Camila Romano e Paulo Filho, donos do café King of The Fork, contam com a ajuda da comunidade para sobreviver em tempos de crise — Foto: Arquivo pessoal

Muitas outras manifestações de apoio surgiram durante o último ano. Teve cliente mandando email para saber como ajudar, querendo comprar o que mais dá lucro, teve até ajuda de um fotógrafo profissional que estava passando pelo local e se ofereceu para fotografar os produtos para divulgação.

Essa história eles contaram no Instagram da marca, que aliás é usado para manter o contato próximo durante esse período tão difícil. No post, eles dizem que essa ação representa “a comunidade, um dos bens mais valiosos para quem vive numa cidade como a nossa, porque ela é valiosa para os dois lados, ela fortalece nossa noção de ter algo em comum, nossa empatia, nosso sentimento de pertencimento”.

Camila conta que essa humanização no Instagram, essa troca de experiências, faz as pessoas se relacionarem e quererem ajudar mais.

“A gente tem sorte de já estar funcionando há alguns anos e ter essas pessoas que nos apoiam e que são engajadas na nossa rede. Mesmo fechados, por um tempo, pelo menos, a gente consegue viver da memória e das experiências que já causamos nas pessoas”, diz Camila.

Assim como no bar em Salvador, além de todo esse apoio da comunidade, um fator muito importante para o negócio conseguir se manter vivo durante a crise foi ter reserva de dinheiro.

Essas ações representam um valor muito menor no lucro da empresa. Nos momentos em que estiveram fechados, por exemplo, o faturamento da semana era menor do que eles ganhavam apenas em um sábado antes da pandemia. Mesmo abertos, não conseguem chegar ao ganho normal de antes.
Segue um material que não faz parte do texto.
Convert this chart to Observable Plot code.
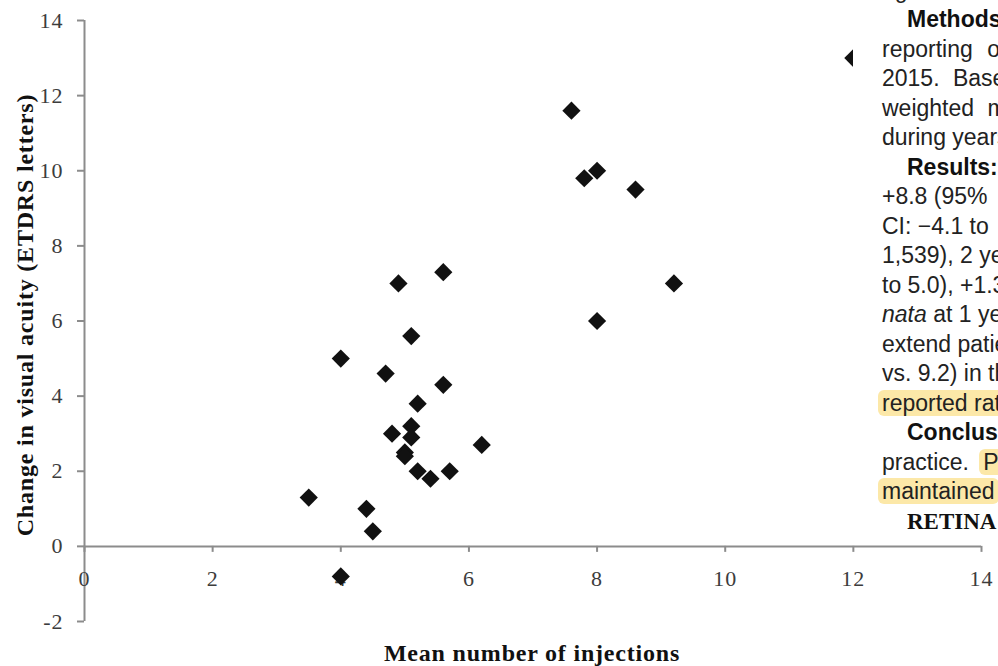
<!DOCTYPE html>
<html>
<head>
<meta charset="utf-8">
<script src="https://cdn.jsdelivr.net/npm/d3@7"></script>
<script src="https://cdn.jsdelivr.net/npm/@observablehq/plot@0.6"></script>
<style>
  html, body { margin: 0; padding: 0; background: #fff; }
  #wrap { position: relative; width: 998px; height: 666px; overflow: hidden; background: #fff; }
  #chart { position: absolute; left: 0; top: 0; }
  .title { position: absolute; font-family: "Liberation Serif", serif; font-weight: bold; font-size: 24px;
           line-height: 24px; letter-spacing: 0.8px; color: #111; white-space: nowrap; text-align: center; }
  #xtitle { left: 282px; width: 500px; top: 641px; }
  #ytitle { left: -225px; width: 500px; top: 303px; transform: rotate(-90deg); transform-origin: 50% 50%; }
  #panel { position: absolute; left: 853px; top: 0; width: 145px; height: 538px; background: #fff; overflow: hidden; }
  #panel .lines { position: absolute; left: 0; top: -24.2px; width: 400px; }
  #panel .ln { height: 29.5px; line-height: 29.5px; white-space: nowrap; font-family: "Liberation Sans", Arial, sans-serif;
               font-size: 23px; color: #222; }
  #panel .ln.b { font-weight: bold; color: #111; }
  #panel .ln.serif { font-family: "Liberation Serif", serif; font-size: 23px; font-weight: bold; color: #111; }
  #panel .hl { background: #fce8a8; border-radius: 6px; padding: 0 4px; margin-left: -4px; }
</style>
</head>
<body>
<div id="wrap">
  <div id="chart"></div>
  <div class="title" id="xtitle">Mean number of injections</div>
  <div class="title" id="ytitle">Change in visual acuity (ETDRS letters)</div>
  <div id="panel"><div class="lines"></div></div>
</div>
<script>
// ---- data ----
const injections = [12, 7.6, 7.8, 8.0, 8.6, 9.2, 8.0, 5.6, 4.9, 5.1, 4.0, 4.7, 5.6, 5.2, 5.1, 4.8, 5.1, 6.2, 5.0, 5.0, 5.2, 5.4, 5.7, 3.5, 4.4, 4.5, 4.0];
const acuityChange = [13, 11.6, 9.8, 10.0, 9.5, 7.0, 6.0, 7.3, 7.0, 5.6, 5.0, 4.6, 4.3, 3.8, 3.2, 3.0, 2.9, 2.7, 2.5, 2.4, 2.0, 1.8, 2.0, 1.3, 1.0, 0.4, -0.8];
const xTicks = [0, 2, 4, 6, 8, 10, 12, 14];
const yTicks = [-2, 0, 2, 4, 6, 8, 10, 12, 14];

// text of the neighbouring page column (clipped at the right edge, as in the reference)
const panelText = ["age-related macular", "Methods:", "reporting on", "2015. Baseline", "weighted mean", "during years",
  "Results:", "+8.8 (95%", "CI: \u22124.1 to", "1,539), 2 years", "to 5.0), +1.3", "nata at 1 year", "extend patients",
  "vs. 9.2) in the", "reported rates", "Conclusions:", "practice.", "maintained", "RETINA"];
const panelTail = {16: "Patients"};        // highlighted word after the line text
const panelKind = ["", "b", "", "", "", "", "b", "", "", "", "", "i", "", "", "hl", "b", "", "hl", "serif"];
const panelSpacing = {2: 8, 3: 7, 4: 7, 16: 8};

const data = injections.map((x, i) => ({x, y: acuityChange[i]}));

const W = 998, H = 666;
const mTop = 20, mBottom = 45, mLeft = 84, mRight = 17;
const yScale = Plot.scale({y: {domain: [-2, 14], range: [H - mBottom, mTop]}});
const axisShift = yScale.apply(0) - yScale.apply(-2);

const axisColor = "#8c8c8c";
const chart = Plot.plot({
  width: W, height: H,
  marginTop: mTop, marginBottom: mBottom, marginLeft: mLeft, marginRight: mRight,
  x: {domain: [0, 14]},
  y: {domain: [-2, 14]},
  style: {fontFamily: "'Liberation Serif', serif", fontSize: "22px", background: "transparent", letterSpacing: "1px"},
  marks: [
    Plot.ruleX([0], {stroke: axisColor, strokeWidth: 2}),
    Plot.ruleY([0], {stroke: axisColor, strokeWidth: 2}),
    Plot.axisY(yTicks, {tickSize: 7, tickPadding: 14, stroke: axisColor, strokeWidth: 2, fill: "#3c3c3c",
      tickFormat: d => String(d), label: null}),
    Plot.axisX(xTicks, {anchor: "bottom", dy: axisShift, tickSize: 6, tickPadding: 18, stroke: axisColor, strokeWidth: 2,
      fill: "#3c3c3c", tickFormat: d => String(d), label: null}),
    Plot.dot(data, {x: "x", y: "y", symbol: "diamond2", r: 8.2, fill: "#111"})
  ]
});
document.getElementById("chart").appendChild(chart);

// page column
const linesEl = document.querySelector("#panel .lines");
panelText.forEach((t, i) => {
  const d = document.createElement("div");
  const kind = panelKind[i];
  d.className = "ln" + (kind === "b" ? " b" : "") + (kind === "serif" ? " serif" : "");
  d.style.paddingLeft = (kind === "b" || kind === "serif") ? "54px" : "29px";
  if (panelSpacing[i]) d.style.wordSpacing = panelSpacing[i] + "px";
  if (kind === "hl") {
    const s = document.createElement("span"); s.className = "hl"; s.textContent = t; d.appendChild(s);
  } else if (kind === "i") {
    const em = document.createElement("em"); em.textContent = "nata"; d.appendChild(em);
    d.appendChild(document.createTextNode(t.slice(4)));
  } else {
    d.appendChild(document.createTextNode(t));
  }
  if (panelTail[i]) {
    d.appendChild(document.createTextNode(" "));
    const s = document.createElement("span"); s.className = "hl"; s.textContent = panelTail[i]; d.appendChild(s);
  }
  linesEl.appendChild(d);
});
</script>
</body>
</html>
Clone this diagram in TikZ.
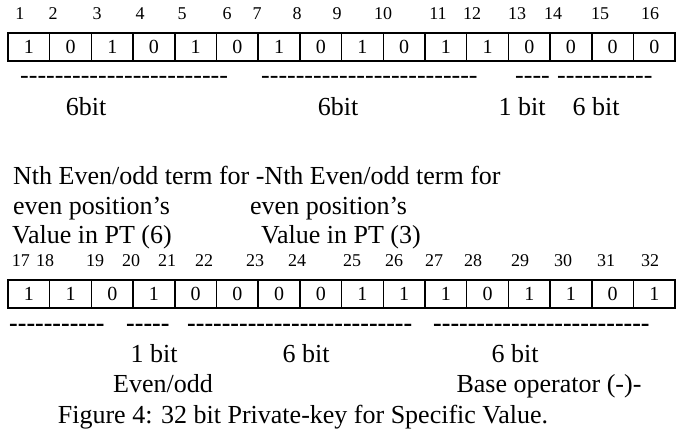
\documentclass[tikz,border=0pt]{standalone}
\usepackage{fontspec}
\setmainfont{Liberation Serif}[Ligatures=TeXOff]
\begin{document}
\begin{tikzpicture}[x=1pt,y=-1pt,
  lbl/.style={inner sep=0pt, font=\fontsize{26}{30}\selectfont},
  numtxt/.style={inner sep=0pt, anchor=mid, font=\fontsize{18}{21}\selectfont},
  cellbox/.style={draw, line width=1.5pt, minimum width=41.7pt, minimum height=28pt, inner sep=0pt, font=\fontsize{20}{24}\selectfont},
  dashtxt/.style={inner sep=0pt, anchor=mid west, font=\fontsize{26}{30}\selectfont},
  bdashtxt/.style={inner sep=0pt, anchor=mid west, font=\fontsize{26}{30}\selectfont\bfseries}]
\useasboundingbox (0,0) rectangle (691,437);
% top row numbers
\foreach \n/\x in {1/20,2/53,3/97,4/140,5/182,6/227,7/257,8/297,9/337,10/383,11/438,12/472,13/517,14/553,15/600,16/650}
  \node[numtxt] (n\n) at (\x,17.5) {\n};
% top cells
\foreach \b [count=\i] in {1,0,1,0,1,0,1,0,1,0,1,1,0,0,0,0}
  \node[cellbox] (c\i) at ({8+41.7*(\i-0.5)},47) {\b};
% top dashes
\node[dashtxt] (d1) at (20,81) {------------------------};
\node[dashtxt] (d2) at (261,81) {-------------------------};
\node[dashtxt] (d3) at (515,81) {----};
\node[dashtxt] (d4) at (557,81) {-----------};
% top labels
\node[lbl, anchor=mid] (b1) at (86,113) {6bit};
\node[lbl, anchor=mid] (b2) at (338,113) {6bit};
\node[lbl, anchor=mid] (b3) at (522,113) {1 bit};
\node[lbl, anchor=mid] (b4) at (596,113) {6 bit};
% description
\node[lbl, anchor=mid west] (t1) at (13,182) {Nth Even/odd term for -Nth Even/odd term for};
\node[lbl, anchor=mid west] (t2) at (13,212) {even position’s};
\node[lbl, anchor=mid west] (t3) at (250,212) {even position’s};
\node[lbl, anchor=mid west] (t4) at (12,241) {Value in PT (6)};
\node[lbl, anchor=mid west] (t5) at (261,241) {Value in PT (3)};
% lower row numbers
\foreach \n/\x in {17/21,18/45,19/95,20/131,21/167,22/204,23/255,24/297,25/352,26/394,27/434,28/473,29/520,30/563,31/606,32/650}
  \node[numtxt] (n\n) at (\x,264) {\n};
% lower cells
\foreach \b [count=\i] in {1,1,0,1,0,0,0,0,1,1,1,0,1,1,0,1}
  \node[cellbox] (e\i) at ({8+41.7*(\i-0.5)},294) {\b};
% lower dashes
\node[bdashtxt] (f1) at (9,329) {-----------};
\node[bdashtxt] (f2) at (126,329) {-----};
\node[bdashtxt] (f3) at (187,329) {--------------------------};
\node[bdashtxt] (f4) at (433,329) {-------------------------};
% lower labels
\node[lbl, anchor=mid] (g1) at (154,360) {1 bit};
\node[lbl, anchor=mid] (g2) at (306,360) {6 bit};
\node[lbl, anchor=mid] (g3) at (515,360) {6 bit};
\node[lbl, anchor=mid] (g4) at (163,390) {Even/odd};
\node[lbl, anchor=mid] (g5) at (549,390) {Base operator (-)-};
\node[lbl, anchor=mid] (cap) at (303,421) {Figure 4: 32 bit Private-key for Specific Value.};
\end{tikzpicture}
\end{document}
“A maior lição dessa crise é criar uma relação forte com nossos clientes e, de forma prática, trabalhar com reserva financeira e com um fluxo de caixa”, afirma Paulo.

Eles também ressaltam uma mudança de comportamento do consumidor durante a pandemia.

“Muitos se tornaram mais conscientes da forma como gastam seu dinheiro e entenderam ainda mais a importância de comprar do pequeno negócio. Esse é um poder que está na nossa mão”, diz Camila.